## TO DO
Your task is to output the listing word for word, with pictures excluded.

## RECORDS SHOWN
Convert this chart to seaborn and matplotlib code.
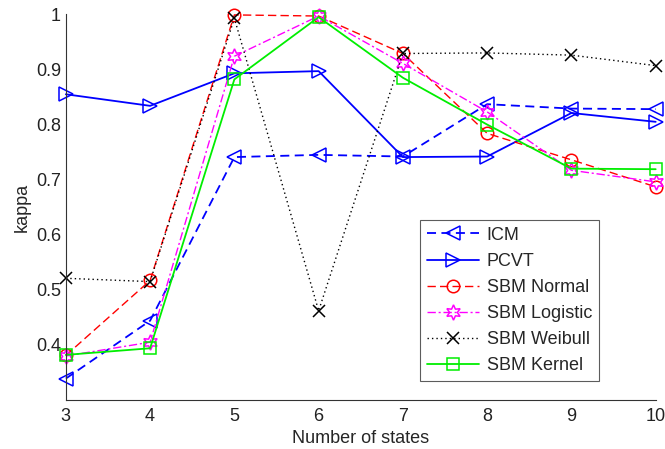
import matplotlib
matplotlib.use("Agg")
import matplotlib.pyplot as plt
import seaborn as sns

states = [3, 4, 5, 6, 7, 8, 9, 10]
icm = [0.339, 0.444, 0.741, 0.745, 0.742, 0.837, 0.829, 0.828]
pcvt = [0.855, 0.834, 0.893, 0.897, 0.741, 0.742, 0.821, 0.805]
sbm_normal = [0.381, 0.517, 0.999, 0.997, 0.929, 0.784, 0.736, 0.687]
sbm_logistic = [0.380, 0.405, 0.924, 0.997, 0.911, 0.823, 0.717, 0.696]
sbm_weibull = [0.521, 0.515, 0.993, 0.462, 0.929, 0.930, 0.926, 0.907]
sbm_kernel = [0.382, 0.394, 0.882, 0.995, 0.885, 0.800, 0.720, 0.719]
labels = ["ICM", "PCVT", "SBM Normal", "SBM Logistic", "SBM Weibull", "SBM Kernel"]

sns.set_style("white")
plt.rcParams['font.family'] = ['Liberation Sans', 'DejaVu Sans']

fig = plt.figure(figsize=(6.65, 4.49), dpi=100)
ax = fig.add_axes([0.099, 0.109, 0.887, 0.859])

styles = [
    (icm, dict(color="#0000ff", linestyle=(0, (5, 3)), marker="<", markersize=10, lw=1.3)),
    (pcvt, dict(color="#0000ff", linestyle="-", marker=">", markersize=10, lw=1.3)),
    (sbm_normal, dict(color="#ff0000", linestyle=(0, (6, 3)), marker="o", markersize=9, lw=1.0)),
    (sbm_logistic, dict(color="#ff00ff", linestyle=(0, (6, 2, 1.5, 2)), marker=(6, 1, 0), markersize=11, lw=1.0)),
    (sbm_weibull, dict(color="#000000", linestyle=(0, (1, 2.2)), marker="x", markersize=8, lw=1.0)),
    (sbm_kernel, dict(color="#00ee00", linestyle="-", marker="s", markersize=9, lw=1.3)),
]

for (vals, st), lab in zip(styles, labels):
    sns.lineplot(x=states, y=vals, ax=ax, label=lab, markerfacecolor="none",
                 markeredgecolor=st["color"], markeredgewidth=1.1, clip_on=False, **st)

ax.set_xlim(3, 10)
ax.set_ylim(0.3, 1.0)
ax.set_xticks(states)
ax.set_yticks([0.4, 0.5, 0.6, 0.7, 0.8, 0.9, 1.0])
ax.set_yticklabels(["0.4", "0.5", "0.6", "0.7", "0.8", "0.9", "1"])
ax.tick_params(direction="in", length=5, labelsize=13, colors="#222222", width=0.8)
ax.tick_params(axis="x", pad=6)
for s in ["top", "right"]:
    ax.spines[s].set_visible(False)
for s in ["left", "bottom"]:
    ax.spines[s].set_color("#333333")
    ax.spines[s].set_linewidth(0.8)
ax.set_xlabel("Number of states", fontsize=13, labelpad=3)
ax.set_ylabel("kappa", fontsize=13, labelpad=4)

leg = ax.legend(loc="lower left", bbox_to_anchor=(0.6, 0.049), fontsize=13,
                frameon=True, fancybox=False, edgecolor="#333333", borderaxespad=0,
                handlelength=2.9, borderpad=0.4, labelspacing=0.5, handletextpad=0.4)
leg.get_frame().set_linewidth(0.8)

fig.savefig("out.png", dpi=100)
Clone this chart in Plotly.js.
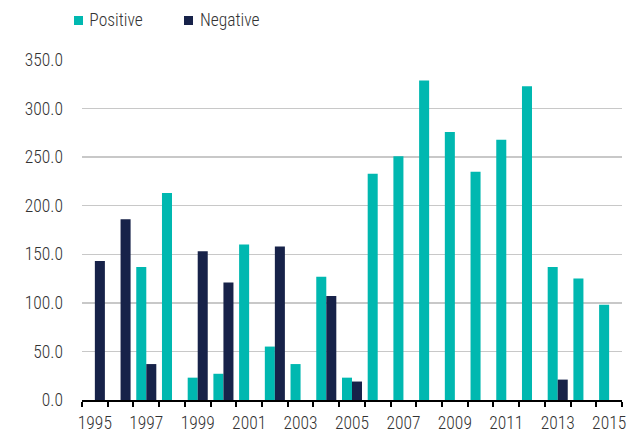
<!DOCTYPE html>
<html>
<head>
<meta charset="utf-8">
<script src="https://cdn.plot.ly/plotly-3.0.1.min.js"></script>
<style>html,body{margin:0;padding:0;background:#fff;}#chart{width:633px;height:434px;}
#chart text{font-stretch:75%;}</style>
</head>
<body>
<div id="chart"></div>
<script>
const years = [1995,1996,1997,1998,1999,2000,2001,2002,2003,2004,2005,2006,2007,2008,2009,2010,2011,2012,2013,2014,2015];
const positive = [null,null,137,213,23,27,160,55,37,127,23,233,251,329,276,235,268,323,137,125,98];
const negative = [143,186,37,null,153,121,null,158,null,107,19,null,null,null,null,null,null,null,21,null,null];
const tickYears = [1995,1997,1999,2001,2003,2005,2007,2009,2011,2013,2015];
const seriesNames = ['Positive','Negative'];
const colors = ['#00B8B0','#172249'];

const FONT = 'Roboto, "Open Sans", sans-serif';
const TEXT = '#333333';
const FS = 17.5;
const FW = 300;

const traces = [
  {type:'bar', name:seriesNames[0], x:years, y:positive, marker:{color:colors[0], line:{width:0}}},
  {type:'bar', name:seriesNames[1], x:years, y:negative, marker:{color:colors[1], line:{width:0}}}
];

const shapes = [], annotations = [];
const legendX = [74, 184];
seriesNames.forEach((n,i)=>{
  shapes.push({type:'rect', xref:'paper', yref:'paper', layer:'above',
    x0:(legendX[i]-82)/540, x1:(legendX[i]+9-82)/540,
    y0:(400-25)/340, y1:(400-16)/340, fillcolor:colors[i], line:{width:0}});
  annotations.push({xref:'paper', yref:'paper', x:(legendX[i]+10-82)/540, y:(400-20.5)/340,
    xanchor:'left', yanchor:'middle', showarrow:false, text:n,
    font:{family:FONT, size:FS, weight:FW, color:TEXT}});
});

const layout = {
  width:633, height:434,
  margin:{l:82, r:11, t:60, b:34, pad:0},
  paper_bgcolor:'#ffffff', plot_bgcolor:'#ffffff',
  font:{family:FONT, size:FS, weight:FW, color:TEXT},
  showlegend:false,
  barmode:'group', bargap:0.22, bargroupgap:0,
  xaxis:{
    type:'linear', range:[1994.5,2015.5],
    tickvals:tickYears, ticktext:tickYears.map(String),
    ticks:'', showgrid:false, zeroline:false,
    showline:true, linecolor:'#000000', linewidth:2,
    ticklabelstandoff:6,
    minor:{tick0:0.5, dtick:1, ticks:'outside', ticklen:5, tickwidth:2, tickcolor:'#000000', showgrid:false},
    tickfont:{family:FONT, size:FS, weight:FW, color:TEXT},
    fixedrange:true
  },
  yaxis:{
    range:[0,350], dtick:50, tick0:0, tickformat:'.1f',
    showgrid:true, gridcolor:'#c8c8c8', gridwidth:1.5,
    zeroline:false, showline:false, ticks:'',
    ticklabelstandoff:18,
    tickfont:{family:FONT, size:FS, weight:FW, color:TEXT},
    fixedrange:true
  },
  shapes:shapes, annotations:annotations
};

Plotly.newPlot('chart', traces, layout, {displayModeBar:false, staticPlot:true});
</script>
</body>
</html>
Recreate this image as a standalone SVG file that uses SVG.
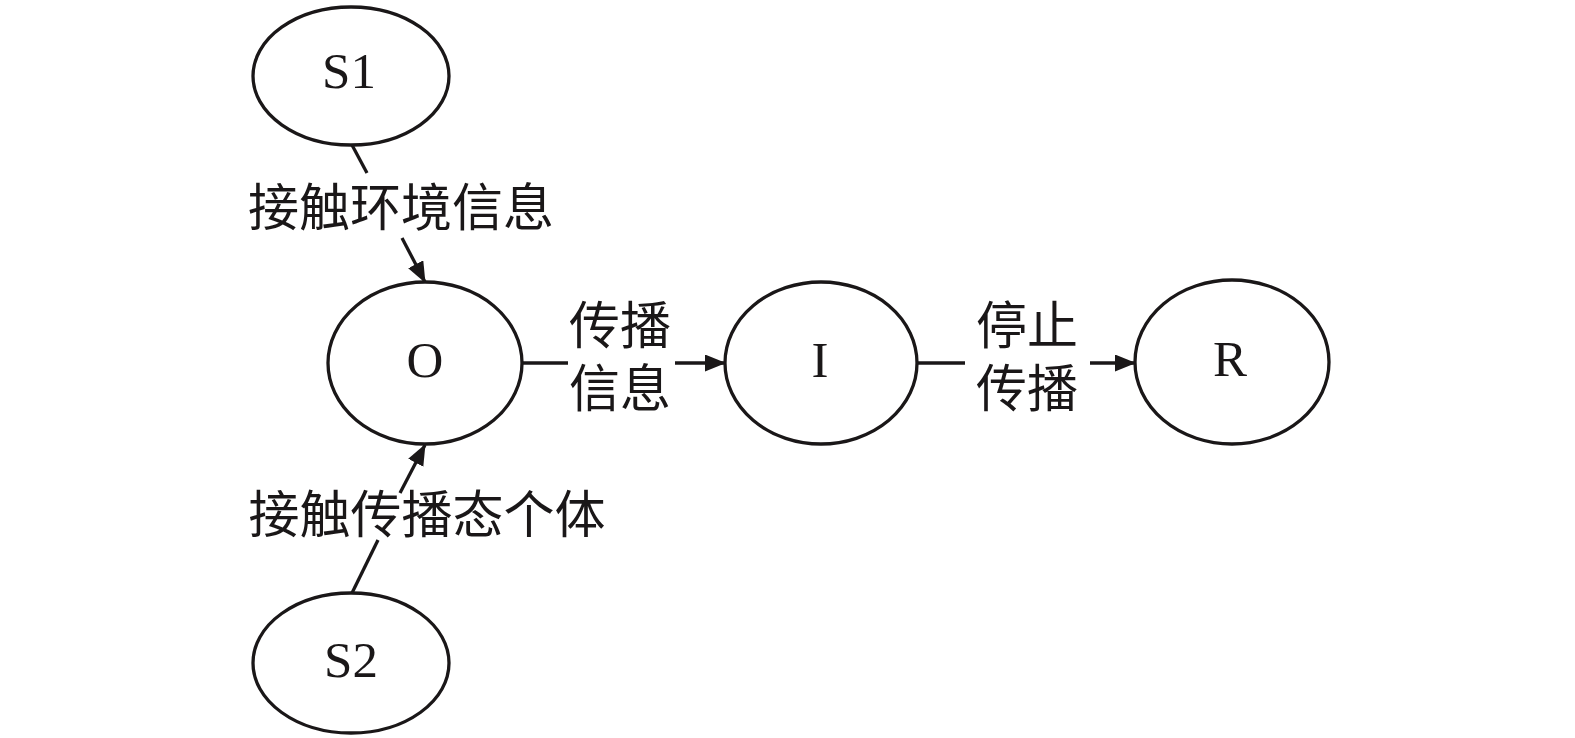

## EXERCISE RESPONSE
Convert this chart to seaborn and matplotlib code.
import matplotlib
matplotlib.use("Agg")
import matplotlib.pyplot as plt
import seaborn as sns

states = [3, 4, 5, 6, 7, 8, 9, 10]
icm = [0.339, 0.444, 0.741, 0.745, 0.742, 0.837, 0.829, 0.828]
pcvt = [0.855, 0.834, 0.893, 0.897, 0.741, 0.742, 0.821, 0.805]
sbm_normal = [0.381, 0.517, 0.999, 0.997, 0.929, 0.784, 0.736, 0.687]
sbm_logistic = [0.380, 0.405, 0.924, 0.997, 0.911, 0.823, 0.717, 0.696]
sbm_weibull = [0.521, 0.515, 0.993, 0.462, 0.929, 0.930, 0.926, 0.907]
sbm_kernel = [0.382, 0.394, 0.882, 0.995, 0.885, 0.800, 0.720, 0.719]
labels = ["ICM", "PCVT", "SBM Normal", "SBM Logistic", "SBM Weibull", "SBM Kernel"]

sns.set_style("white")
plt.rcParams['font.family'] = ['Liberation Sans', 'DejaVu Sans']

fig = plt.figure(figsize=(6.65, 4.49), dpi=100)
ax = fig.add_axes([0.099, 0.109, 0.887, 0.859])

styles = [
    (icm, dict(color="#0000ff", linestyle=(0, (5, 3)), marker="<", markersize=10, lw=1.3)),
    (pcvt, dict(color="#0000ff", linestyle="-", marker=">", markersize=10, lw=1.3)),
    (sbm_normal, dict(color="#ff0000", linestyle=(0, (6, 3)), marker="o", markersize=9, lw=1.0)),
    (sbm_logistic, dict(color="#ff00ff", linestyle=(0, (6, 2, 1.5, 2)), marker=(6, 1, 0), markersize=11, lw=1.0)),
    (sbm_weibull, dict(color="#000000", linestyle=(0, (1, 2.2)), marker="x", markersize=8, lw=1.0)),
    (sbm_kernel, dict(color="#00ee00", linestyle="-", marker="s", markersize=9, lw=1.3)),
]

for (vals, st), lab in zip(styles, labels):
    sns.lineplot(x=states, y=vals, ax=ax, label=lab, markerfacecolor="none",
                 markeredgecolor=st["color"], markeredgewidth=1.1, clip_on=False, **st)

ax.set_xlim(3, 10)
ax.set_ylim(0.3, 1.0)
ax.set_xticks(states)
ax.set_yticks([0.4, 0.5, 0.6, 0.7, 0.8, 0.9, 1.0])
ax.set_yticklabels(["0.4", "0.5", "0.6", "0.7", "0.8", "0.9", "1"])
ax.tick_params(direction="in", length=5, labelsize=13, colors="#222222", width=0.8)
ax.tick_params(axis="x", pad=6)
for s in ["top", "right"]:
    ax.spines[s].set_visible(False)
for s in ["left", "bottom"]:
    ax.spines[s].set_color("#333333")
    ax.spines[s].set_linewidth(0.8)
ax.set_xlabel("Number of states", fontsize=13, labelpad=3)
ax.set_ylabel("kappa", fontsize=13, labelpad=4)

leg = ax.legend(loc="lower left", bbox_to_anchor=(0.6, 0.049), fontsize=13,
                frameon=True, fancybox=False, edgecolor="#333333", borderaxespad=0,
                handlelength=2.9, borderpad=0.4, labelspacing=0.5, handletextpad=0.4)
leg.get_frame().set_linewidth(0.8)

fig.savefig("out.png", dpi=100)
Clone this chart in Plotly.js.
<!DOCTYPE html>
<html>
<head>
<meta charset="utf-8">
<script src="https://cdn.plot.ly/plotly-3.0.1.min.js"></script>
<style>html,body{margin:0;padding:0;background:#fff;}#chart{width:633px;height:434px;}
#chart text{font-stretch:75%;}</style>
</head>
<body>
<div id="chart"></div>
<script>
const years = [1995,1996,1997,1998,1999,2000,2001,2002,2003,2004,2005,2006,2007,2008,2009,2010,2011,2012,2013,2014,2015];
const positive = [null,null,137,213,23,27,160,55,37,127,23,233,251,329,276,235,268,323,137,125,98];
const negative = [143,186,37,null,153,121,null,158,null,107,19,null,null,null,null,null,null,null,21,null,null];
const tickYears = [1995,1997,1999,2001,2003,2005,2007,2009,2011,2013,2015];
const seriesNames = ['Positive','Negative'];
const colors = ['#00B8B0','#172249'];

const FONT = 'Roboto, "Open Sans", sans-serif';
const TEXT = '#333333';
const FS = 17.5;
const FW = 300;

const traces = [
  {type:'bar', name:seriesNames[0], x:years, y:positive, marker:{color:colors[0], line:{width:0}}},
  {type:'bar', name:seriesNames[1], x:years, y:negative, marker:{color:colors[1], line:{width:0}}}
];

const shapes = [], annotations = [];
const legendX = [74, 184];
seriesNames.forEach((n,i)=>{
  shapes.push({type:'rect', xref:'paper', yref:'paper', layer:'above',
    x0:(legendX[i]-82)/540, x1:(legendX[i]+9-82)/540,
    y0:(400-25)/340, y1:(400-16)/340, fillcolor:colors[i], line:{width:0}});
  annotations.push({xref:'paper', yref:'paper', x:(legendX[i]+10-82)/540, y:(400-20.5)/340,
    xanchor:'left', yanchor:'middle', showarrow:false, text:n,
    font:{family:FONT, size:FS, weight:FW, color:TEXT}});
});

const layout = {
  width:633, height:434,
  margin:{l:82, r:11, t:60, b:34, pad:0},
  paper_bgcolor:'#ffffff', plot_bgcolor:'#ffffff',
  font:{family:FONT, size:FS, weight:FW, color:TEXT},
  showlegend:false,
  barmode:'group', bargap:0.22, bargroupgap:0,
  xaxis:{
    type:'linear', range:[1994.5,2015.5],
    tickvals:tickYears, ticktext:tickYears.map(String),
    ticks:'', showgrid:false, zeroline:false,
    showline:true, linecolor:'#000000', linewidth:2,
    ticklabelstandoff:6,
    minor:{tick0:0.5, dtick:1, ticks:'outside', ticklen:5, tickwidth:2, tickcolor:'#000000', showgrid:false},
    tickfont:{family:FONT, size:FS, weight:FW, color:TEXT},
    fixedrange:true
  },
  yaxis:{
    range:[0,350], dtick:50, tick0:0, tickformat:'.1f',
    showgrid:true, gridcolor:'#c8c8c8', gridwidth:1.5,
    zeroline:false, showline:false, ticks:'',
    ticklabelstandoff:18,
    tickfont:{family:FONT, size:FS, weight:FW, color:TEXT},
    fixedrange:true
  },
  shapes:shapes, annotations:annotations
};

Plotly.newPlot('chart', traces, layout, {displayModeBar:false, staticPlot:true});
</script>
</body>
</html>
Recreate this image as a standalone SVG file that uses SVG.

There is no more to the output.